On Sun, Aug 2, 2020 at 11:04 AM <xxxxxx@ancell-ent.com> wrote:

We salvage [a malformed plist handed to make-foreign-status or raise-foreign-error] it by packaging up everything starting with where the plist is broken, 'oops in this case, and putting it under a 'malformed-arguments key.  Most certainly do no throw it away [ ADDED NOW: or just use the 'args key, it's accurate for this purpose. ]

I think we do.  This is not an external contingency we need to be prepared for; it's a programming error.  It is Scheme code that constructs a foreign-status object from the external API, its own tables, files, etc.  If that code is wrong, the program is wrong.

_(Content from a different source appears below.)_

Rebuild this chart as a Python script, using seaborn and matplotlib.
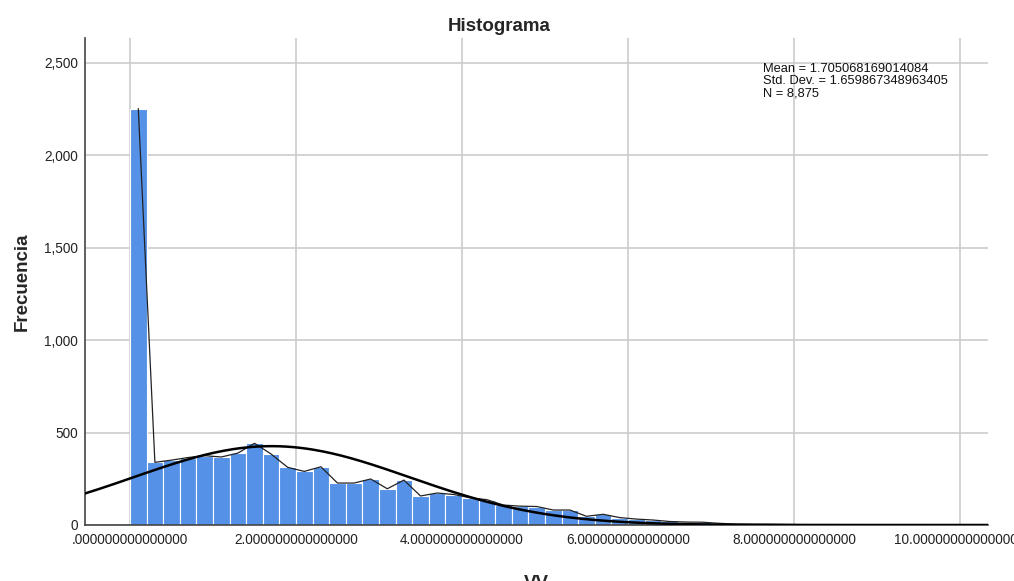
import numpy as np
import pandas as pd
import matplotlib
matplotlib.use("Agg")
import matplotlib.pyplot as plt
import seaborn as sns

# ---- data ----
bin_width = 0.2
bin_starts = [round(i * bin_width, 1) for i in range(52)]
counts = [2253, 339, 351, 365, 375, 368, 389, 442, 384, 312,
          290, 315, 227, 227, 249, 196, 243, 157, 173, 165,
          147, 137, 108, 102, 100, 81, 81, 47, 58, 40,
          32, 27, 19, 16, 15, 9, 5, 4, 4, 3,
          2, 2, 2, 1, 1, 1, 1, 1, 1, 0,
          0, 1]
mean_val = 1.705068169014084
std_val = 1.659867348963405
n_val = 8875
x_ticks = [0, 2, 4, 6, 8, 10]
x_tick_labels = [".000000000000000", "2.000000000000000", "4.000000000000000",
                 "6.000000000000000", "8.000000000000000", "10.000000000000000"]
y_ticks = [0, 500, 1000, 1500, 2000, 2500]
y_tick_labels = ["0", "500", "1,000", "1,500", "2,000", "2,500"]

sns.set_theme(style="white")
plt.rcParams['font.family'] = ['Liberation Sans', 'DejaVu Sans']

df = pd.DataFrame({"start": bin_starts, "count": counts})
df["center"] = df["start"] + bin_width / 2
edges = list(df["start"]) + [df["start"].iloc[-1] + bin_width]

fig = plt.figure(figsize=(10.14, 5.81), dpi=100)
ax = fig.add_axes([85 / 1014, 1 - 525 / 581, (988 - 85) / 1014, (525 - 38) / 581])

sns.histplot(data=df, x="center", weights="count", bins=edges, ax=ax,
             color="#5591e6", alpha=1.0, edgecolor="white", linewidth=0.8, zorder=2)

# frequency polygon through bin centres
poly = df[df["count"] > 0]
sns.lineplot(x=poly["center"], y=poly["count"], ax=ax, color="#222222",
             linewidth=0.9, zorder=3)

# fitted normal curve
xlim = (-0.542, 10.337)
xs = np.linspace(xlim[0], xlim[1], 400)
ys = n_val * bin_width / (std_val * np.sqrt(2 * np.pi)) * np.exp(-0.5 * ((xs - mean_val) / std_val) ** 2)
sns.lineplot(x=xs, y=ys, ax=ax, color="black", linewidth=1.8, zorder=4)

ax.set_xlim(*xlim)
ax.set_ylim(0, 2635)
ax.set_xticks(x_ticks)
ax.set_xticklabels(x_tick_labels, fontsize=9.8, color="#222222")
ax.set_yticks(y_ticks)
ax.set_yticklabels(y_tick_labels, fontsize=9.8, color="#222222")
ax.tick_params(axis="x", length=0, pad=6)
ax.tick_params(axis="y", length=0, pad=5)
ax.grid(True, color="#cccccc", linewidth=1.2, zorder=0)
ax.set_axisbelow(True)
for s in ["top", "right"]:
    ax.spines[s].set_visible(False)
for s in ["left", "bottom"]:
    ax.spines[s].set_color("#444444")
    ax.spines[s].set_linewidth(1.2)

ax.set_xlabel("VV", fontsize=13.5, fontweight="bold", labelpad=20)
ax.set_ylabel("Frecuencia", fontsize=13.5, fontweight="bold", labelpad=10)
fig.text(0.492, 0.955, "Histograma", ha="center", va="center", fontsize=13.5, fontweight="bold")

stats = (f"Mean = {mean_val:.15f}\nStd. Dev. = {std_val:.15f}\nN = {n_val:,}")
fig.text(763 / 1014, 1 - 63 / 581, stats, ha="left", va="top", fontsize=9.3,
         linespacing=1.0, color="#111111")

fig.savefig("out.png", dpi=100)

Problem is, make-foreign-error only gets called when the error is signaled, not at load/compile time, unless we want to turn it into a fancy macro.  Which might be OK, but barring that, I maintain a strong position to throw no information away from malformed calls to make-error-object.  Even if the argument handed to it is a number
instead of a list.

Whereas I take the position that if the arguments to the constructors are malformed, you can't trust *any* of the data.  When a clock strikes thirteen, you shouldn't just decide to keep the first twelve strokes and stash the thirteenth one somewhere. The clock is broken and you have no idea what time it is, and that's what you need to report.

Agreed.  If in your sanity checking of the argument that's supposed to be a plist you find an error, you just send it back as the value of the 'args key in your abstract data type.